Think of one of those tweets where someone seems to have correctly predicted the score of a far-off Super Bowl — but it turns out the person also posted hundreds or even thousands of other guesses of different outcomes, then deleted all but the ultimately correct one. Now think of the exact opposite: one guess, endless ways for it to be right.


West and Musk’s MAGA status doesn’t depend on their actions, their words or any other day-to-day occurrence — not anymore. The right-wing has already claimed them, thanks to Ye’s would-have-voted-for-Trump vow and Musk’s slow-burn flirtation with extreme online conservatism. The two could have tweeted memes about brainwashed wokeism instead; or quit all social media in a stand against cancel culture; or, let’s face it, said anything to Tucker Carlson. The House Judiciary tweet would have still eventually have made sense.

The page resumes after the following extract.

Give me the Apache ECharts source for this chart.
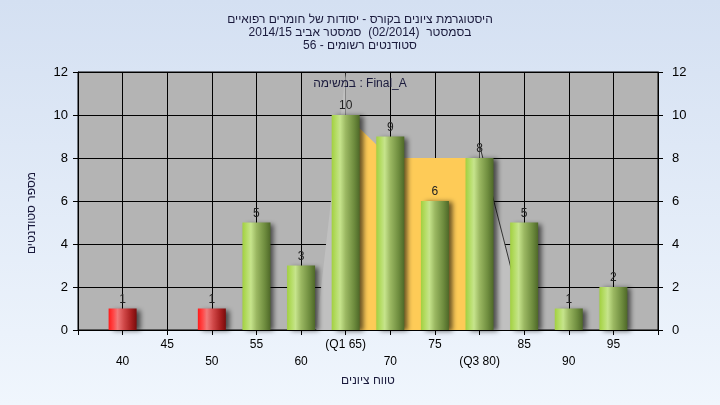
<!DOCTYPE html>
<html><head><meta charset="utf-8">
<script src="https://cdn.jsdelivr.net/npm/echarts@6/dist/echarts.min.js"></script>
<style>html,body{margin:0;padding:0;}#c{width:720px;height:405px;background:linear-gradient(#d4e0f2,#f0f6fd);}</style>
</head><body><div id="c"></div>
<script>
const titleLines = ['היסטוגרמת ציונים בקורס - יסודות של חומרים רפואיים','בסמסטר  (02/2014)  סמסטר אביב 2014/15','סטודנטים רשומים - 56'];
const subtitleText = 'במשימה : Final_A';
const categories = [40,45,50,55,60,65,70,75,80,85,90,95];
const tickLabels = ['40','45','50','55','60','(Q1 65)','70','75','(Q3 80)','85','90','95'];
const counts = [1,0,1,5,3,10,9,6,8,5,1,2];
const passGrade = 55;
const leftShape = [[61.7,0],[65,12]];
const iqrShape = [[65,10],[70,8],[75,8],[80,8]];
const rightShape = [[80,8.6],[85.3,0]];
const yName = 'מספר סטודנטים';
const xName = 'טווח ציונים';

const FONT = '"Liberation Sans", Arial, sans-serif';
const green = {type:'linear',x:0,y:0,x2:1,y2:0,colorStops:[
  {offset:0,color:'#a2d040'},{offset:0.18,color:'#b8de6c'},{offset:0.3,color:'#c6e48c'},
  {offset:0.5,color:'#9bb862'},{offset:0.8,color:'#6e8c3e'},{offset:1,color:'#4e6828'}]};
const red = {type:'linear',x:0,y:0,x2:1,y2:0,colorStops:[
  {offset:0,color:'#ff1a1a'},{offset:0.18,color:'#ff4a4a'},{offset:0.32,color:'#f07a7a'},
  {offset:0.55,color:'#d04848'},{offset:0.8,color:'#a82020'},{offset:1,color:'#7a0c0c'}]};

const chart = echarts.init(document.getElementById('c'), null, {renderer:'canvas'});
chart.setOption({
  backgroundColor:'transparent',
  animation:false,
  textStyle:{fontFamily:FONT},
  title:{text:titleLines.join('\n'),left:'center',top:8,
    textStyle:{fontSize:12,fontWeight:'normal',color:'#1a1a3c',lineHeight:13,fontFamily:FONT}},
  graphic:[{type:'text',left:'center',top:78,style:{text:subtitleText,fontSize:12,fill:'#1a1a3c',fontFamily:FONT},z:10}],
  grid:{left:78,right:62,top:72,bottom:75,show:true,backgroundColor:'#b4b4b4',borderColor:'#000',borderWidth:1},
  xAxis:{type:'value',min:35,max:100,interval:5,
    name:xName,nameLocation:'middle',nameGap:44,nameTextStyle:{fontSize:12,color:'#1a1a3c',fontFamily:FONT},
    axisLine:{lineStyle:{color:'#000'}},
    axisTick:{show:true,length:5,lineStyle:{color:'#000'}},
    splitLine:{show:true,lineStyle:{color:'#000',width:1}},
    axisLabel:{margin:6,fontSize:12,color:'#000',lineHeight:17,fontFamily:FONT,
      formatter:function(v){const i=categories.indexOf(v);if(i<0)return '';const t=tickLabels[i];return (v%10===0)?'\n'+t:t;}}},
  yAxis:[{type:'value',min:0,max:12,interval:2,position:'left',
      name:yName,nameLocation:'middle',nameGap:40,nameRotate:90,
      nameTextStyle:{fontSize:12,color:'#1a1a3c',fontFamily:FONT,padding:[0,0,0,-24]},
      axisLine:{show:true,lineStyle:{color:'#000'}},axisTick:{show:true,length:5,lineStyle:{color:'#000'}},
      splitLine:{show:true,lineStyle:{color:'#000',width:1}},
      axisLabel:{margin:10,fontSize:13,color:'#000',fontFamily:FONT}},
    {type:'value',min:0,max:12,interval:2,position:'right',
      axisLine:{show:true,lineStyle:{color:'#000'}},axisTick:{show:true,length:5,lineStyle:{color:'#000'}},
      splitLine:{show:false},
      axisLabel:{margin:14,fontSize:13,color:'#000',fontFamily:FONT}}],
  series:[
    {type:'line',z:1,data:leftShape,symbol:'none',lineStyle:{width:0},areaStyle:{color:'#c0c0c0',opacity:1},silent:true},
    {type:'line',z:1,data:rightShape,symbol:'none',lineStyle:{width:1,color:'#333'},areaStyle:{color:'#c0c0c0',opacity:1},silent:true},
    {type:'line',z:1,data:iqrShape,symbol:'none',lineStyle:{width:0},areaStyle:{color:'#fecb57',opacity:1},silent:true},
    {type:'bar',z:5,barWidth:28,
      data:categories.map((c,i)=>({value:[c,counts[i]],itemStyle:{color:c<passGrade?red:green}})),
      itemStyle:{shadowColor:'rgba(0,0,0,0.6)',shadowBlur:5,shadowOffsetX:4,shadowOffsetY:1},
      label:{show:true,position:'top',distance:3,fontSize:12,color:'#222',fontFamily:FONT,
        formatter:function(p){return p.value[1]===0?'':String(p.value[1]);}}}
  ]
});
</script></body></html>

So instead of asking why the House Judiciary GOP tweeted those names, ask: Why not? Whichever aide is in charge of posting basically reached into the MAGA grab-bag and pulled these two guys out. Because once you’re in the bag, you’re never getting tossed out, no matter how many Jews you vow to go “death con 3” on or how many dictators you propose to appease. Better yet, with the die-hards, your sins will redound to your credit. After all, MAGA Republicanism has never been about substance, and it certainly hasn’t been about anything as highfalutin as values. Personality is the word.

West and Musk are nothing if not personalities. They are always making news, and nowadays whatever news they make tends to look a lot more MAGA than it used to. And it looks even more so when their names are on the lips of the House Judiciary Committee GOP, spoken in succession with no other words to accompany them, as if they were saints.
Kanye. Elon. Trump. They’re all part of each other’s stories, now.